Here's a crude rule: The top of the 15% bracket in 2011 is $69,000. The standard deduction plus personal exemptions will be about $19,000, and 15% of your SS isn't taxed. So we cross over from the 15% to 25% bracket at roughly $95,000 of before tax income. I think of that as a goal. We can get there in December if necessary by converting some tIRA to Roth if we haven't had other reasons to generate taxable income during the year. There is no penalty for going over (we just pay 25% now instead of 25% later, and extra Roth may give us flexibility down the road), so I don't have to cut it real fine.

That's about as far as I go with tax planning, too many unknowns down the road for me to do much more.

Of course, TT or some other system is better at making the fine decisions, but this at least provides a general idea.
 
The Roth conversion up to the limit of your tax bracket is the major tax move you can make in this position.

The related move is to use those Roth funds later to maintain your low tax bracket as long as possible. Always use TIRA/taxable withdrawals to fill the lower tax bracket and then use Roth withdrawals if necessary to cover any additional spending needs. TIRA RMD's may end up pushing you above the lower tax bracket, but hopefully late in retirement.

The success of these strategies will depend on your specific tax circumstances, so it is tough for us to give you more detailed advice.
 
Badger has made the same mistakes that many of us here on the forum have made. Worked too hard, saved too much and waited too long to retire. We should take money out of tIRAs and other tax deferred plans in an orderly fashion between now and age 70.5 or we will be faced with too much income and paying taxes at a higher rate. Independent in his/her post very succintly describes the method to decide how much to take out. The one thing that has not been mentioned in this thread is the possibility of tax increases in the future. More reason, IMO to take money out now. Oh, and BTW we should spend more money to help the economy.
 
Sorry, can't help you with any advice about your financial question. But I wish you all the best in your travel and landscaping endeavors. It sounds like great fun.
 
Thank you all for the responses. I would have retired sooner but I have had 3 major spine surgeries that have only been partially successful and I thought it best to take advantage of work place medical insurance. I also enjoy my job teaching Anatomy & Physiology to college students preparing for medical careers. There has been a great deal of satifaction over the years seeing so many of them become successful doctors, nurses, physical therapist, etc. I even had a few of my former students taking care of me while in the hospital. My stay was less stressful knowing I was being properly looked after.
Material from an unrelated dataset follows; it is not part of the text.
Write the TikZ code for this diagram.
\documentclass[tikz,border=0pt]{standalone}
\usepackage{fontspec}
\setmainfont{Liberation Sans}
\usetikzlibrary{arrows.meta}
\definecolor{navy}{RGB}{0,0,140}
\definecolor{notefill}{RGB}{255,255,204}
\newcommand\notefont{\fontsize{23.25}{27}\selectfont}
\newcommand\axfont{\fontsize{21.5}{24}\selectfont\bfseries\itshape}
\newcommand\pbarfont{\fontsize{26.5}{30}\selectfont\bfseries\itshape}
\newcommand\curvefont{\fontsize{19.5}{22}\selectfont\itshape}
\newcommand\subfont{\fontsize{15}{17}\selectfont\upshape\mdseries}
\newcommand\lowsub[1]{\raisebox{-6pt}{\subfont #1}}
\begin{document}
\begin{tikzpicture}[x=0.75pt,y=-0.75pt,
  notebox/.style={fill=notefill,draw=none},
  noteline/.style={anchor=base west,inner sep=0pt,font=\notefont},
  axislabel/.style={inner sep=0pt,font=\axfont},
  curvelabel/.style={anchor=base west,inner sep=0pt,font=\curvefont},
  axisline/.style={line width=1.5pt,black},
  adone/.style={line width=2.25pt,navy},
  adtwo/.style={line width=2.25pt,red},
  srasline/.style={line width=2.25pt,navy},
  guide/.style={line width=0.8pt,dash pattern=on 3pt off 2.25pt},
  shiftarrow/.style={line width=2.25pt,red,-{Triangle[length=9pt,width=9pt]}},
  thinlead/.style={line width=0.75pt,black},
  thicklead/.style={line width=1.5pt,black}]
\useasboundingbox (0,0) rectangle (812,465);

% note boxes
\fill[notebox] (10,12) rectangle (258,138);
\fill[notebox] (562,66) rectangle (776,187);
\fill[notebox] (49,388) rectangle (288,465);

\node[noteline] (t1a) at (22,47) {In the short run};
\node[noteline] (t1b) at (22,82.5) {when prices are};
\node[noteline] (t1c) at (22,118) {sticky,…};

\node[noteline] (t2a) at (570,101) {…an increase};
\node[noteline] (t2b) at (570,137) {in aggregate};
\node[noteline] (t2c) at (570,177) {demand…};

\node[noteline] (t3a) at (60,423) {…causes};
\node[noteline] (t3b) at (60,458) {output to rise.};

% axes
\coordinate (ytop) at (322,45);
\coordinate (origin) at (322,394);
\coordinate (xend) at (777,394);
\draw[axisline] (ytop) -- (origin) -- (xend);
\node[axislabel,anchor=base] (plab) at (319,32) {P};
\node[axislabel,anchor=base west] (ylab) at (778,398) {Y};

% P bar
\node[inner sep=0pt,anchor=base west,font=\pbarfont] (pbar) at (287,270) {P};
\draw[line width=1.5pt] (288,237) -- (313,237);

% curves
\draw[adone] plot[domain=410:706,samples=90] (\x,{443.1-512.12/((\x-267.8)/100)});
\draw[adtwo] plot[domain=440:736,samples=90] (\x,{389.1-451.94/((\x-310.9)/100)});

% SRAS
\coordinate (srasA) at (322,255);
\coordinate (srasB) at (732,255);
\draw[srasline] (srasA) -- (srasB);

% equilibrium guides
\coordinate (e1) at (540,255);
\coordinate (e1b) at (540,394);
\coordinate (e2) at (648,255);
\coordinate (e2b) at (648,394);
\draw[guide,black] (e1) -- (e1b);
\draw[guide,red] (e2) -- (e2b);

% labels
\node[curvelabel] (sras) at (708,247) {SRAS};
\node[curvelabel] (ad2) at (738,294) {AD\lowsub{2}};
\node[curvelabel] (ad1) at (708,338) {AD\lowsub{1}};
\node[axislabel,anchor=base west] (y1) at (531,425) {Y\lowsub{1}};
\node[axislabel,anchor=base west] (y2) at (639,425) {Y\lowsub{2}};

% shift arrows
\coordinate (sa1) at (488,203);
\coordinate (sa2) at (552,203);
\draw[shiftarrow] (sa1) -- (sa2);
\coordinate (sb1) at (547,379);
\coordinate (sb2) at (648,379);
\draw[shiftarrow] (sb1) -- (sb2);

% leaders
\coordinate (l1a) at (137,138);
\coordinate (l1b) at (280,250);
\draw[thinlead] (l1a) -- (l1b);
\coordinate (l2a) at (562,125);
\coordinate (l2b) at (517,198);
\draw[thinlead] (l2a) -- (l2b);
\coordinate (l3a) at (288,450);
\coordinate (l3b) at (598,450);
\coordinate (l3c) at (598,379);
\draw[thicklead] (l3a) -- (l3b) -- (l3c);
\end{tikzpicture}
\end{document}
It appears that my best plan during retirement is to move funds in my tIRA to a roth IRA up to the limit of my tax bracket. It doesn't appear that I can do much more than that.
Looks like my wife will get the hot tub and a landscaped backyard with a pergola she has been wanting and we will start planning to travel more than we expected. What ever she wants since we would never be in this financial situation if it we didn't work together to make it happen. In all our years together we have never argued about money. I guess I have been pretty lucky through the years.
Thanks again.

Cheers!
 
It appears that my best plan during retirement is to move funds in my tIRA to a roth IRA up to the limit of my tax bracket. It doesn't appear that I can do much more than that.
Looks like my wife will get the hot tub and a landscaped backyard with a pergola she has been wanting and we will start planning to travel more than we expected. What ever she wants since we would never be in this financial situation if it we didn't work together to make it happen. In all our years together we have never argued about money. I guess I have been pretty lucky through the years.
Thanks again.

Cheers!
Yes, convert the tIRA to Roth a little bit each year, buy things for the house that you and your wife want, and travel sounds like a very good plan to me. It sounds like you were fortunate and also had the good sense to make some smart choices and save. Congratulations!